GitHub Copilot pricing goes token-based

What GitHub’s Token-Based Billing Change Really Means

GitHub Copilot’s token-based billing is a metered pricing model where developers pay for each token of AI input and output instead of a fixed subscription, tying GitHub Copilot pricing directly to how much assistance they consume and making costs rise or fall with every prompt, chat, and generated code block. In April, GitHub announced that all Copilot plans would move from flat-rate “requests” to usage-based pricing measured in tokens, with the change taking effect in June. Under the old model, heavy users benefited from cross-subsidies as GitHub absorbed much of the growing inference cost from large models and long sessions. Now each paid tier includes a pool of AI credits, and one credit equals one cent of usage. The result is a billing system that exposes the real cost of long conversations, large context windows, and premium models instead of hiding them behind a single subscription fee.
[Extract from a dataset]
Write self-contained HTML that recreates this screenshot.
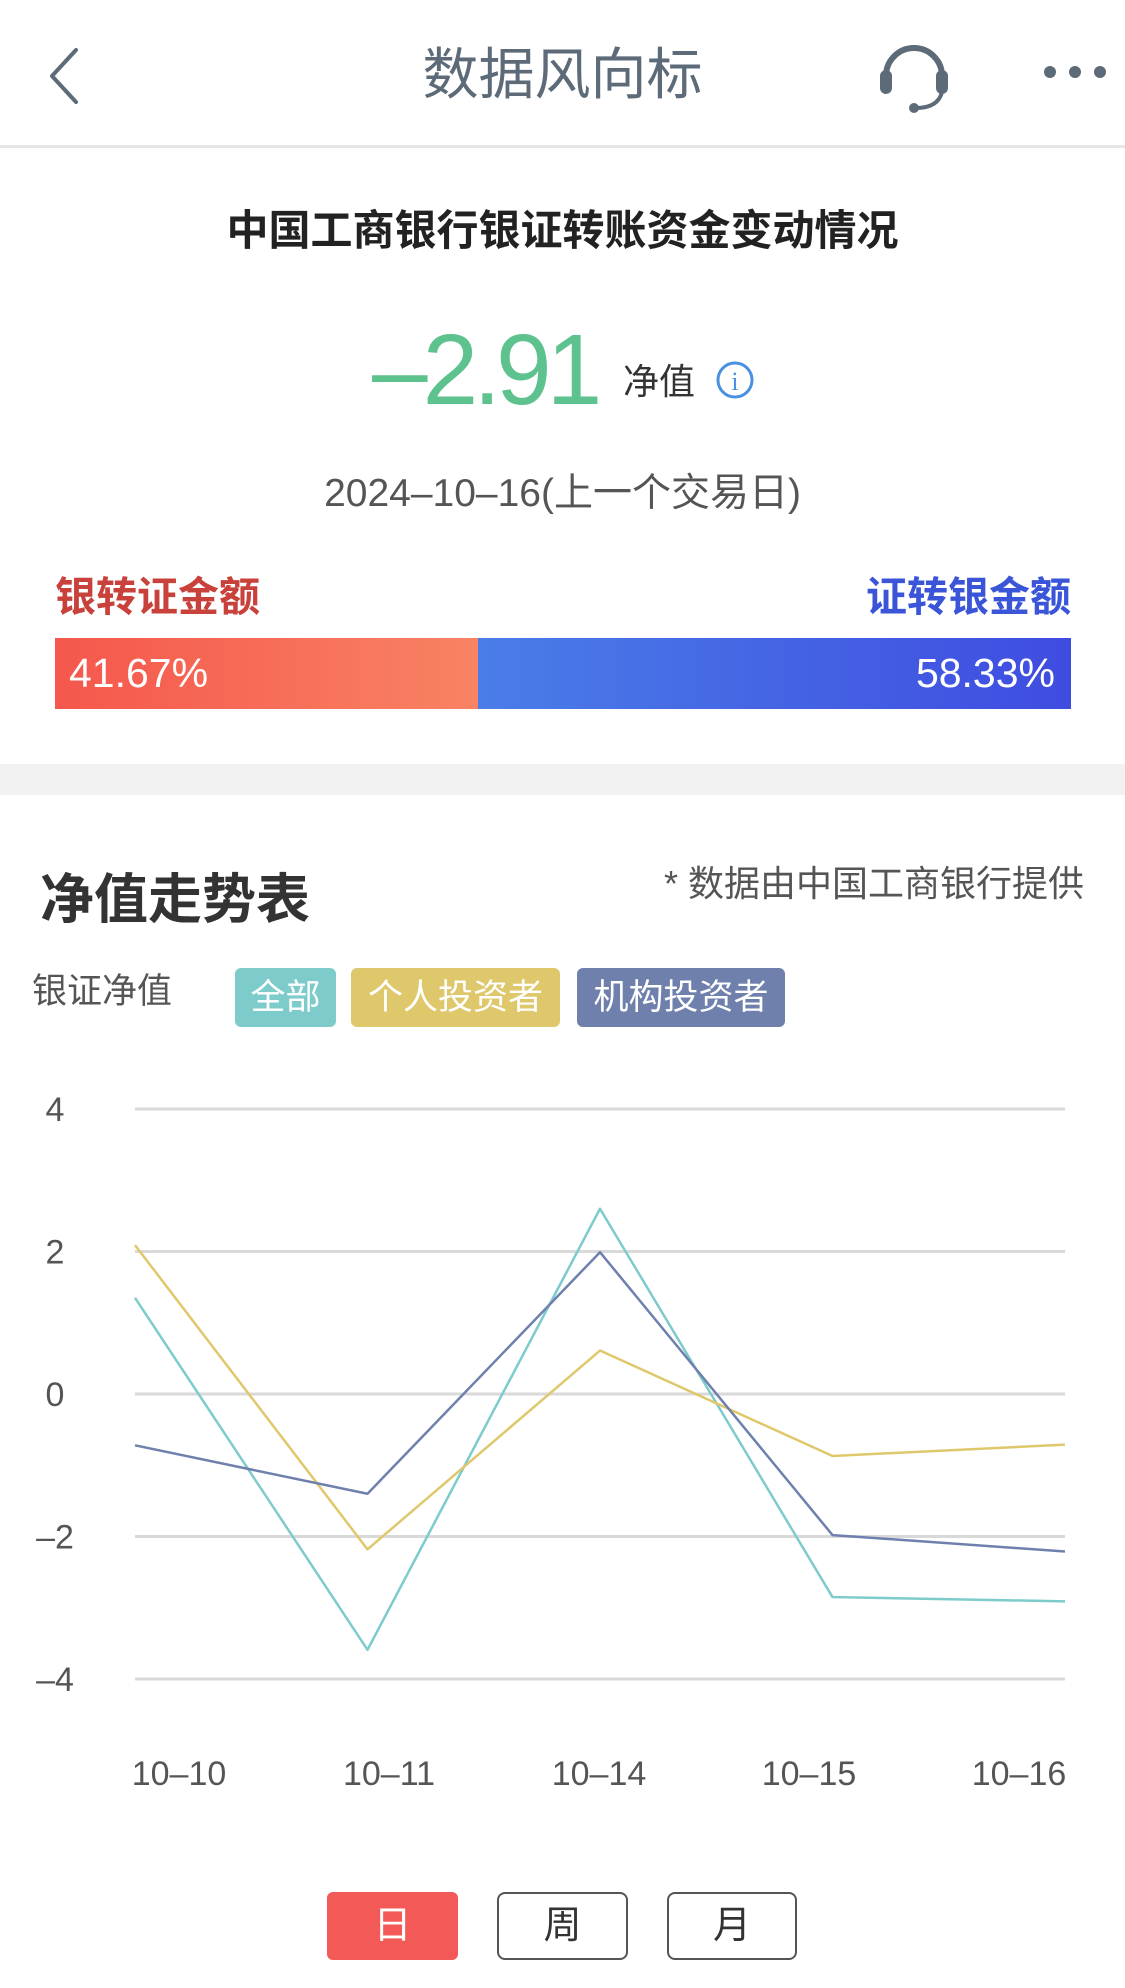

From Flat Fees to Vanishing Credits: Developer Costs Spike

Developers are discovering that Copilot’s new token-based billing drains monthly credits far faster than expected. Reports on GitHub’s own community forum describe credits “burned like anything” for what users considered minor edits, such as updating only a few lines across several files. One user showed that half of a 7,000-credit allowance disappeared after a single day of work, while another said they used 840 credits despite being “super cautious” with Claude Sonnet 4.6. According to ArtificialIntelligence-News.com, GitHub’s deprecated fixed-price subscriptions likely functioned as loss leaders that let users consume far more tokens than their fees covered. Now, the cross-subsidy is gone and those same habits translate into real expenditure. One developer quoted by TechSpot reported that “a few prompts” consumed 700 credits, while another saw 5,000 credits vanish after only a couple of Copilot-driven commits, turning what felt like a limitless tool into a meter that is always running.

How Model Choice and Context Size Drive Metered Billing AI Costs

Under usage-based pricing, Copilot cost increases are tightly linked to model selection and context size. Each token of input and output consumes credits, so larger prompts, long-running chats, and powerful models are all more expensive. TechSpot notes that one million output tokens from an OpenAI GPT-5.4 nano model costs about USD 1.25 (approx. RM5.75) through Copilot, while the same volume from the frontier-class GPT-5.5 costs roughly USD 30 (approx. RM138). That gap was hidden when both counted as a single premium request. Now, a simple “build a Minesweeper game” prompt via Claude Haiku 4.5 can use 94 credits, and a single complex prompt can consume 171 credits. Long chat threads exacerbate the problem because every new request resends the entire conversation as context. As developer Neil Hewitt pointed out, those old messages are all input tokens, and input tokens now have a direct, visible price attached.

Why Token-Based Billing Is Spreading Across AI Tools

GitHub Copilot’s pricing shift is part of a broader move toward metered billing AI services across the industry. Running large language models involves substantial ongoing costs, from inference and infrastructure to model development and maintenance, and subscription-based plans that ignore usage patterns were always going to be temporary. ArtificialIntelligence-News.com argues that letting users burn far more tokens than their subscriptions represented was not sustainable, and Copilot’s update signals an end to “all-you-can-eat” AI for heavy users. TechSpot notes that Copilot’s decision is unlikely to remain an outlier as other AI coding assistants work to align their revenue with actual consumption. At the same time, alternatives with cheaper models are emerging, such as workflows built around DeepSeek that reportedly cost “about 7 cents for 15 million tokens,” showing how wide cost differences can be when comparing providers, architectures, and model sizes under usage-based pricing.

Adapting Developer Workflows to Usage-Based Pricing

For developers, token-based billing changes how they plan and use AI coding assistance. Instead of treating Copilot as an always-on companion, many now ration prompts and switch models to contain spend. TechSpot describes users who burned 21 percent of their Pro credits in a single day and are now reconsidering their tool choices, while others respond by tightening workflows. One developer, Henri Kinnunen, reported using only 161 credits during a productive day by making “very focused and deliberate changes with AI” on a smaller GPT-5.3-Codex model. This points to a new skill set: managing context windows, pruning long chats, and choosing cheaper models for routine tasks. Developers must now track token consumption as a real budget item, weighing “What is this task worth?” instead of simply asking “What can this model do?” If Copilot’s pricing is a preview, cost-aware AI habits will soon become standard practice.